- Objective
Retype only what runs from the first line of the listing to the line holding "const yLabels = [0, 5, 10, 15, 20]", both included. Do not retype the pictures.

- Records for this exercise
-- Start --
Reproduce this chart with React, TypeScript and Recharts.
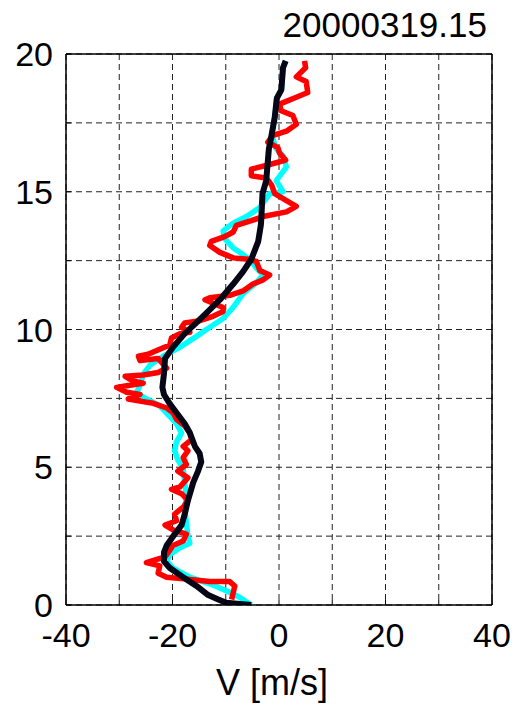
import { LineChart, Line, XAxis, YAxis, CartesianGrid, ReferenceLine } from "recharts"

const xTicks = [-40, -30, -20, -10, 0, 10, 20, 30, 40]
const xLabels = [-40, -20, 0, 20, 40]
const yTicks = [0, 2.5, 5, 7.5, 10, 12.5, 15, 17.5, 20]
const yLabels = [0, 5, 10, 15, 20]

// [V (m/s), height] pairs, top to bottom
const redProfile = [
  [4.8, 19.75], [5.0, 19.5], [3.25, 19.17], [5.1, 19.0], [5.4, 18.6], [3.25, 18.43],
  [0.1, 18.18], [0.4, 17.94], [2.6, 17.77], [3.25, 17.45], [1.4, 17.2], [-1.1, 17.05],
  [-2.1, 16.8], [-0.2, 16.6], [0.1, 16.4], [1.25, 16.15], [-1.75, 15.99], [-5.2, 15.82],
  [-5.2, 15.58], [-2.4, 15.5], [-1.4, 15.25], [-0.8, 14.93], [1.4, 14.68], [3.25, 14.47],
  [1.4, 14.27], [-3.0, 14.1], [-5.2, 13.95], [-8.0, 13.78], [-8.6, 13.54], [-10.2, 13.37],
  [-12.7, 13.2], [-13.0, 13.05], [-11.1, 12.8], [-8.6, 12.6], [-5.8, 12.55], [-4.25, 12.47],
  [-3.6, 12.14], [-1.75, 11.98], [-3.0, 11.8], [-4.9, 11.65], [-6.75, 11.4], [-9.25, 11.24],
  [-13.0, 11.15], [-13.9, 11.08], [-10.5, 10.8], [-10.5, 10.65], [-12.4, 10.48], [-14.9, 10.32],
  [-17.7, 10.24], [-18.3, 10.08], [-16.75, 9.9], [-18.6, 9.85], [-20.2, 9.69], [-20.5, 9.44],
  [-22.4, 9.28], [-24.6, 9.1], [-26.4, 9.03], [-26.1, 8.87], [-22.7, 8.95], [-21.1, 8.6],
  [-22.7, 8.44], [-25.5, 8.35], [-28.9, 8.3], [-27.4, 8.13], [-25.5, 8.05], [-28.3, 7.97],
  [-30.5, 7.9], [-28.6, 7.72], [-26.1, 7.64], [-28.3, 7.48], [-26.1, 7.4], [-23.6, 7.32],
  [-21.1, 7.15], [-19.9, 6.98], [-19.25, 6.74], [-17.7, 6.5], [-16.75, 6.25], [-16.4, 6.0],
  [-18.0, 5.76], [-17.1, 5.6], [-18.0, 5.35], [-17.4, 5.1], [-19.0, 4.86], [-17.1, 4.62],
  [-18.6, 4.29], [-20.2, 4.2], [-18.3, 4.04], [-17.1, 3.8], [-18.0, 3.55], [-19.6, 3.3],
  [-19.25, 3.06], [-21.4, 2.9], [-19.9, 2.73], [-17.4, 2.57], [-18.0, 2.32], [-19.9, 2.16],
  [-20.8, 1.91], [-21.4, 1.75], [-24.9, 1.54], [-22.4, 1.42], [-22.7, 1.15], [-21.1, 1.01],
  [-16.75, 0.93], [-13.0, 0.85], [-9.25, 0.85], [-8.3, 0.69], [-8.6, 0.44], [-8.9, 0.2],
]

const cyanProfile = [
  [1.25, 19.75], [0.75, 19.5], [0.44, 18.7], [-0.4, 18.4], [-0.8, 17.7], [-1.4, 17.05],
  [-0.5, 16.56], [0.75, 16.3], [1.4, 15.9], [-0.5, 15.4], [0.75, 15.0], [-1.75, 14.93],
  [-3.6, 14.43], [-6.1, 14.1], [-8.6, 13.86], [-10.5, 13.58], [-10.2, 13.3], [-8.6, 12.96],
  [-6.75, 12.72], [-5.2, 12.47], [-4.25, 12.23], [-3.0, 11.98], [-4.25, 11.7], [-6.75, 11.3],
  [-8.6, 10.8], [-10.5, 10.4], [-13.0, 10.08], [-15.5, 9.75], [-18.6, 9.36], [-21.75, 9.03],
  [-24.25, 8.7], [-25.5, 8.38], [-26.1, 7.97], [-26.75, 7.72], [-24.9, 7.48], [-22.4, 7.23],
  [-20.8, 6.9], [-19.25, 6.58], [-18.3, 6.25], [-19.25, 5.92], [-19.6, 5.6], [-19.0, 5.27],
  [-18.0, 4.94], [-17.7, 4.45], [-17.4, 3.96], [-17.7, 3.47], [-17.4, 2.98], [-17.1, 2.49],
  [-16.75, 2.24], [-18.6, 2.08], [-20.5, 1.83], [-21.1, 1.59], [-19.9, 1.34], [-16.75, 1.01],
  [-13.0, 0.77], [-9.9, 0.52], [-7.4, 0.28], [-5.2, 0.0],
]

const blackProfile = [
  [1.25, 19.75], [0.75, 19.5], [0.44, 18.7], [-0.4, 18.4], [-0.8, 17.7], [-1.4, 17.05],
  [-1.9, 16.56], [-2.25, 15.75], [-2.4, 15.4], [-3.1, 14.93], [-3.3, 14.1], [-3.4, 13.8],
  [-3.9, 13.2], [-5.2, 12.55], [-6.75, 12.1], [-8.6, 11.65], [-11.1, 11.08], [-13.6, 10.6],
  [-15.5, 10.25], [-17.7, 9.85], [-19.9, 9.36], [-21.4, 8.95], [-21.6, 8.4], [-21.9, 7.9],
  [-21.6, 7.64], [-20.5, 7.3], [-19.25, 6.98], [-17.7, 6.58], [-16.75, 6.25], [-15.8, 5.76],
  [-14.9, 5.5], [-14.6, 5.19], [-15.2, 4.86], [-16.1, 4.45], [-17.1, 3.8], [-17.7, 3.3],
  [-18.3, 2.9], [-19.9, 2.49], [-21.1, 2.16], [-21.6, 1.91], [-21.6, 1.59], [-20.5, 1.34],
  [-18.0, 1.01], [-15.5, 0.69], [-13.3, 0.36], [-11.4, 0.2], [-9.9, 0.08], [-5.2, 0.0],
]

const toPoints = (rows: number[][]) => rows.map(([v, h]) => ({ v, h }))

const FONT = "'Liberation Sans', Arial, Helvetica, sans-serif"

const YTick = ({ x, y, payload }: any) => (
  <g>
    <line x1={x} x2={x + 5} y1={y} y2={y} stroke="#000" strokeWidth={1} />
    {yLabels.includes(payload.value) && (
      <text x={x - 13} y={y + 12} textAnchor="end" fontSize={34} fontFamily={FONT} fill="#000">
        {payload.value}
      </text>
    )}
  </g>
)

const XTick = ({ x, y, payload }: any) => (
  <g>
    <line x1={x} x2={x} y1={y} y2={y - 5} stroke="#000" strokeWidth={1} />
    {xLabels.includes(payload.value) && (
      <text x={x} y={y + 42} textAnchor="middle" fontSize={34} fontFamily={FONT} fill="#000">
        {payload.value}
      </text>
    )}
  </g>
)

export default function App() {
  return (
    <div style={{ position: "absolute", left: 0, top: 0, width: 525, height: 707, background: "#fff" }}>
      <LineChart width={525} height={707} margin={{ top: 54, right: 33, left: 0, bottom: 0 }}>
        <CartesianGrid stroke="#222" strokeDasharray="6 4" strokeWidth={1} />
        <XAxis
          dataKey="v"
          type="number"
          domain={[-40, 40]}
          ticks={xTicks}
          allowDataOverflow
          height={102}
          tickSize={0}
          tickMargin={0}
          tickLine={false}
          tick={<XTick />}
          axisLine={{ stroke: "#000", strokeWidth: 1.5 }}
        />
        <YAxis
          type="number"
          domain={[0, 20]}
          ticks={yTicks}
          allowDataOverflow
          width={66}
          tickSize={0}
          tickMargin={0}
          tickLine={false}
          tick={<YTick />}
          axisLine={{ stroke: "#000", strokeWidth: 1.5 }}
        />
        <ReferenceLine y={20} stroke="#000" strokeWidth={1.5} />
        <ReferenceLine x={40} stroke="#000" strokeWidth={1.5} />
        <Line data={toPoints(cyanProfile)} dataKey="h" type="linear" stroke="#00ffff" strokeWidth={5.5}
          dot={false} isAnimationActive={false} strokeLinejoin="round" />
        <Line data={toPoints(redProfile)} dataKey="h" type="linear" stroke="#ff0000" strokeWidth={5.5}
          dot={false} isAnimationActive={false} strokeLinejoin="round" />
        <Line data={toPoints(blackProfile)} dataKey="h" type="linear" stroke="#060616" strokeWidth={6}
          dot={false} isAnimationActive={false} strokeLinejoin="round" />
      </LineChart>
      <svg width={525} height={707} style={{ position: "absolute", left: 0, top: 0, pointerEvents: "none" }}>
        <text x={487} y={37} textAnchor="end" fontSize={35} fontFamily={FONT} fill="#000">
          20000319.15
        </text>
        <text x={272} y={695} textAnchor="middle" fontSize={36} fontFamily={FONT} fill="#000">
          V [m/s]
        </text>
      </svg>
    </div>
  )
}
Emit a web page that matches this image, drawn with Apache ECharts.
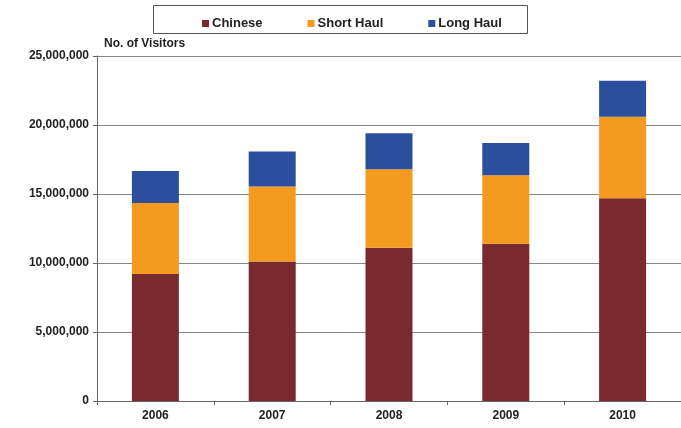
-- End --
- Task output
Reproduce this chart with React, TypeScript and Recharts.
import { LineChart, Line, XAxis, YAxis, CartesianGrid, ReferenceLine } from "recharts"

const xTicks = [-40, -30, -20, -10, 0, 10, 20, 30, 40]
const xLabels = [-40, -20, 0, 20, 40]
const yTicks = [0, 2.5, 5, 7.5, 10, 12.5, 15, 17.5, 20]
const yLabels = [0, 5, 10, 15, 20]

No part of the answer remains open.